Code is law only when the law doesn’t rewrite code. The risk is that regulatory pressure forces exchanges to block IP addresses from Iran — as Binance already does in some regions — pushing more volume to decentralized exchanges where KYC is absent. That’s a tailwind for Uniswap and dYdX, but also a honey pot for regulators.
Takeaway: Actionable Price Levels
The next 72 hours will define the crypto market’s near-term direction. Here’s my playbook:
- Bitcoin: Watch $67,000. If it breaks below with volume, the next stop is $62,000 — the point where leveraged longs get wiped. If it holds, expect a relief rally to $72,000, but that’s a short.

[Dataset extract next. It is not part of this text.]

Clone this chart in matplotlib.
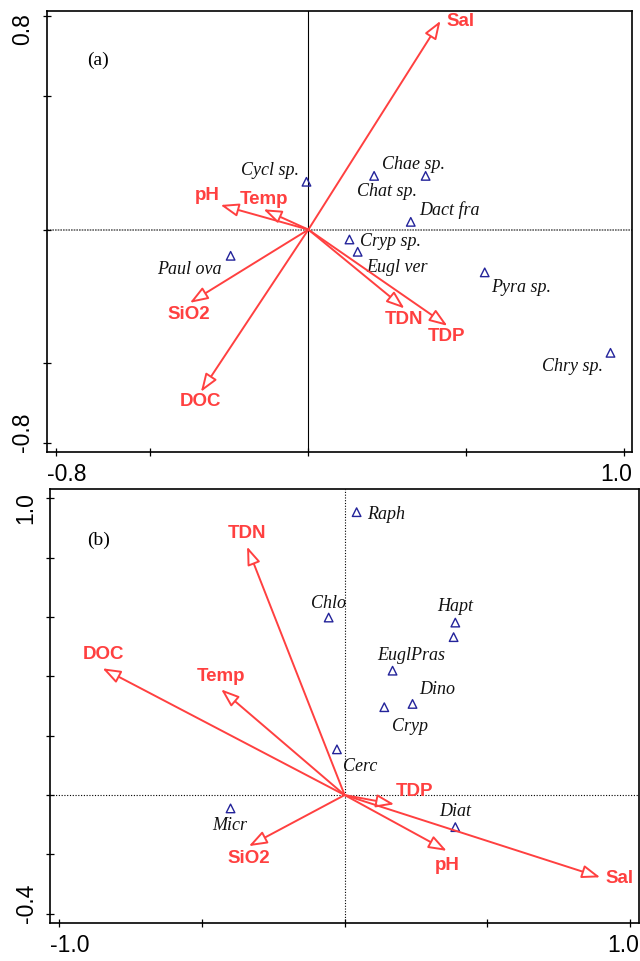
import matplotlib.pyplot as plt
import numpy as np

# ---- panel (a) data ----
env_a = ["Sal", "pH", "Temp", "SiO2", "DOC", "TDN", "TDP"]
env_a_x = [0.418, -0.278, -0.142, -0.375, -0.340, 0.304, 0.440]
env_a_y = [0.781, 0.092, 0.076, -0.274, -0.607, -0.295, -0.360]
env_a_lx = [0.480, -0.321, -0.140, -0.378, -0.340, 0.302, 0.438]
env_a_ly = [0.778, 0.129, 0.114, -0.316, -0.645, -0.335, -0.399]

sp_a = ["Cycl sp.", "Chat sp.", "Chae sp.", "Dact fra", "Cryp sp.",
        "Eugl ver", "Paul ova", "Pyra sp.", "Chry sp."]
sp_a_x = [-0.006, 0.208, 0.371, 0.324, 0.130, 0.156, -0.246, 0.558, 0.956]
sp_a_y = [0.179, 0.201, 0.201, 0.029, -0.037, -0.083, -0.098, -0.160, -0.461]
sp_a_lx = [-0.121, 0.250, 0.332, 0.446, 0.261, 0.279, -0.376, 0.673, 0.837]
sp_a_ly = [0.220, 0.144, 0.245, 0.073, -0.043, -0.143, -0.148, -0.215, -0.514]

# ---- panel (b) data ----
env_b = ["TDN", "DOC", "Temp", "TDP", "pH", "Sal", "SiO2"]
env_b_x = [-0.342, -0.849, -0.433, 0.174, 0.358, 0.896, -0.336]
env_b_y = [0.837, 0.427, 0.356, -0.031, -0.188, -0.277, -0.172]
env_b_lx = [-0.342, -0.847, -0.432, 0.246, 0.359, 0.965, -0.337]
env_b_ly = [0.882, 0.474, 0.399, 0.011, -0.236, -0.281, -0.213]

pts_b_x = [0.042, -0.056, 0.388, 0.382, 0.168, 0.238, 0.139, -0.027, 0.388, -0.400]
pts_b_y = [0.953, 0.598, 0.581, 0.532, 0.419, 0.307, 0.296, 0.154, -0.108, -0.045]
sp_b = ["Raph", "Chlo", "Hapt", "EuglPras", "Dino", "Cryp", "Cerc", "Diat", "Micr"]
sp_b_lx = [0.144, -0.055, 0.387, 0.232, 0.324, 0.229, 0.056, 0.388, -0.402]
sp_b_ly = [0.944, 0.646, 0.635, 0.469, 0.357, 0.230, 0.095, -0.056, -0.104]

xticks_a = [-0.8, -0.5, 0, 0.5, 1.0]
yticks_a = [-0.8, -0.5, 0, 0.5, 0.8]
xticks_b = [-1.0, -0.5, 0, 0.5, 1.0]
yticks_b = [-0.4, -0.2, 0, 0.2, 0.4, 0.6, 0.8, 1.0]
xlab_a = ["-0.8", "1.0"]
ylab_a = ["-0.8", "0.8"]
xlab_b = ["-1.0", "1.0"]
ylab_b = ["-0.4", "1.0"]

RED = "#ff4040"
BLUE = "#23239a"

fig = plt.figure(figsize=(6.4, 9.61), dpi=100)
ax_a = fig.add_axes([46.7 / 640, 1 - 451.7 / 961, 585.6 / 640, 441 / 961])
ax_b = fig.add_axes([50 / 640, 1 - 922.7 / 961, 589 / 640, 433.4 / 961])


def draw_panel(ax, ex, ey, names, lx, ly, px, py, spn, slx, sly):
    ax.scatter(px, py, marker="^", s=38, facecolors="none",
               edgecolors=BLUE, linewidths=1.0, zorder=3)
    for t, x, y in zip(spn, slx, sly):
        ax.text(x, y, t, ha="center", va="center", fontsize=13,
                family="Liberation Serif", style="italic", color="#111111")
    for x, y in zip(ex, ey):
        ax.annotate("", xy=(x, y), xytext=(0, 0),
                    arrowprops=dict(arrowstyle="-|>,head_length=0.55,head_width=0.2",
                                    fc="white", ec=RED, lw=1.4, mutation_scale=20,
                                    shrinkA=0, shrinkB=0), zorder=4)
    for t, x, y in zip(names, lx, ly):
        ax.text(x, y, t, ha="center", va="center", fontsize=13.5,
                family="Liberation Sans", weight="bold", color=RED)
    for s in ax.spines.values():
        s.set_linewidth(1.2)
    ax.tick_params(direction="inout", length=6, width=0.9,
                   labelbottom=False, labelleft=False)


def end_labels(ax, xl, yl):
    kw = dict(xycoords="axes fraction", textcoords="offset points",
              fontsize=16.5, family="Liberation Sans")
    ax.annotate(xl[0], xy=(0, 0), xytext=(0, -8), ha="left", va="top", **kw)
    ax.annotate(xl[1], xy=(1, 0), xytext=(0, -8), ha="right", va="top", **kw)
    ax.annotate(yl[0], xy=(0, 0), xytext=(-9, 0), ha="right", va="bottom",
                rotation=90, **kw)
    ax.annotate(yl[1], xy=(0, 1), xytext=(-9, -2), ha="right", va="top",
                rotation=90, **kw)


# panel (a)
ax_a.axvline(0, color="black", lw=0.8, zorder=1)
ax_a.axhline(0, color="#666666", lw=1.2, ls=(0, (1, 0.6)), zorder=1)
draw_panel(ax_a, env_a_x, env_a_y, env_a, env_a_lx, env_a_ly,
           sp_a_x, sp_a_y, sp_a, sp_a_lx, sp_a_ly)
ax_a.set_xlim(-0.828, 1.025)
ax_a.set_ylim(-0.831, 0.819)
ax_a.set_xticks(xticks_a)
ax_a.set_yticks(yticks_a)
end_labels(ax_a, xlab_a, ylab_a)
ax_a.text(0.088, 0.887, "(a)", transform=ax_a.transAxes, ha="center", va="center",
          fontsize=14, family="Liberation Serif")

# panel (b)
ax_b.axvline(0, color="black", lw=0.8, ls=(0, (1, 1.5)), zorder=1)
ax_b.axhline(0, color="black", lw=0.8, ls=(0, (1, 1.5)), zorder=1)
draw_panel(ax_b, env_b_x, env_b_y, env_b, env_b_lx, env_b_ly,
           pts_b_x, pts_b_y, sp_b, sp_b_lx, sp_b_ly)
ax_b.set_xlim(-1.033, 1.032)
ax_b.set_ylim(-0.430, 1.030)
ax_b.set_xticks(xticks_b)
ax_b.set_yticks(yticks_b)
end_labels(ax_b, xlab_b, ylab_b)
ax_b.text(0.083, 0.883, "(b)", transform=ax_b.transAxes, ha="center", va="center",
          fontsize=14, family="Liberation Serif")

fig.savefig("out.png", dpi=100)
plt.close(fig)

- Ethereum: $3,200 is the line. A break below opens $2,800. But the real action is in ETH perpetual funding: if it goes negative for more than 24 hours, we could see a short squeeze. Not a buy signal — a trap.
- Stablecoins: Check the USDT/USD premium on Kraken. If it rises above 0.5%, the market is pricing in a liquidity crisis. Currently it’s 0.2% — manageable, but trending up.
- DeFi: The total value locked (TVL) in protocols native to the Middle East (like Bitget’s lending pools) dropped 12% in 24 hours. That’s capital flight, not rebalancing.
I don’t trade news. I trade order flow. Right now the flow is telling me that the geopolitical risk premium is not fully priced. The Iranian threat is real, but the market’s reaction will lag by 48 hours. When the first missile hits an airbase, expect a flash crash to $62,000, followed by a V-shaped recovery as algorithmic desks buy the dip. The time to position is before the news hits the TV.
Smart contracts don’t hesitate. Humans do. The edge lies in being one step ahead of the execution.